Um dos últimos livros que li em 2012 foi «A Cidade de Ulisses» de Teolinda Gersão. Li antes e depois várias críticas em blogues, que se debruçam sobre diferentes aspectos do romance, desde a relação edipiana de Paulo Vaz com o Pai até à crítica política - implícita e explícita - nas incursões que a autora faz pela História de Lisboa e de Portugal, mas, para mim, «A Cidade de Ulisses» é, antes de mais, um poema ao Amor. Depois de o acabar, as personagens ainda me acompanharam alguns dias, enquanto eu já lia outro romance.
«A Cidade de Ulisses» é, tão simplesmente, uma história de amor. Um homem e uma mulher conhecem-se e amam-se em Lisboa, sem dramas e sem arrebatamentos, amam-se porque sim e não há nada que explicar. É um amor feliz recordado na primeira pessoa pelo homem que o viveu e que escreve para a mulher que amou e, por duas vezes, perdeu. É uma história sobre a perda, sobre a oportunidade desperdiçada (a única que a vida nos dá) e, embora a palavra não ocorra, sobre a saudade.
Paulo Vaz é um artista plástico convidado a fazer uma exposição sobre Lisboa. Perante este convite, recorda Cecília, a mulher com quem vivera, durante quatro anos, o grande amor da sua vida. Nos anos oitenta, ele era professor e ela aluna. Apaixonaram-se sem saberem nada um sobre o outro, apenas porque trocaram o olhar durante as aulas. Amaram-se sem se conhecerem como Nausica amou Ulisses quando o viu, náufrago, atirado à praia. Durante esses quatro anos percorreram a Cidade de Ulisses, as suas ruas e vielas, os seus bairros e monumentos.
Um dia, um mal entendido, um gesto impensado, separa-os de forma irreconciliável e Cecília parte para sempre mas, no fim - não vou contar o fim - percebemos que esta separação física não representou uma verdadeira separação sentimental. Ainda que nunca mais se falem, ainda que nunca mais se vejam, o que há entre eles não acaba.
Quando ele percebe que a perdeu para sempre, Lisboa desaparece num terramoto simbólico. Desaparece porque ela a levou consigo ao partir e teceu-a de novo para ele devolvendo-a em dezenas de retalhos, os seus pequenos cadernos de apontamentos. Cecília é Nausica, que ama Ulisses sem o conhecer, mas é também Penélope, que tece uma tapeçaria ao longo de anos para ele: uma exposição sobre Lisboa. É isso que a liga a ele durante os mais de vinte anos de separação absoluta e lhe dá, como um fio de Ariane, um caminho de regresso ao passado feliz.
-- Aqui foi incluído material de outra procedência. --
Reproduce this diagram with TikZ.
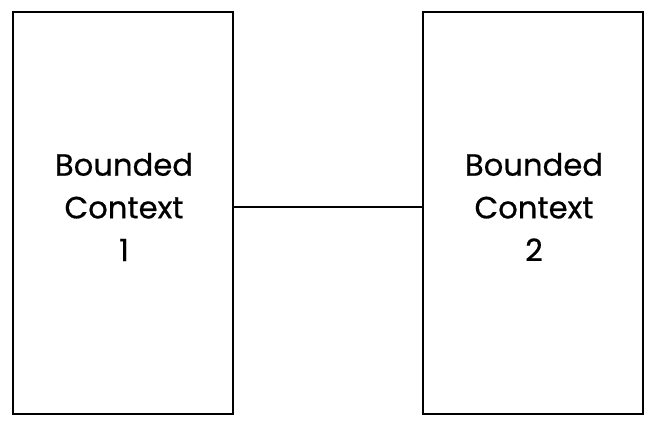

Há um ambiente trágico em todo o livro - ou não fosse permanentemente marcado pelo imaginário Grego - o sentimento de que a vida é permanentemente condicionada por factores que não controlamos e por gestos e decisões cujas consequências não podemos prever e nos ultrapassam inexoravelmente. O final feliz é mais o final possível do que o final desejado. O grande amor, aquele que parece único e irrepetível é, afinal, como disse Florbela Espanca, o mesmo amor de toda a gente.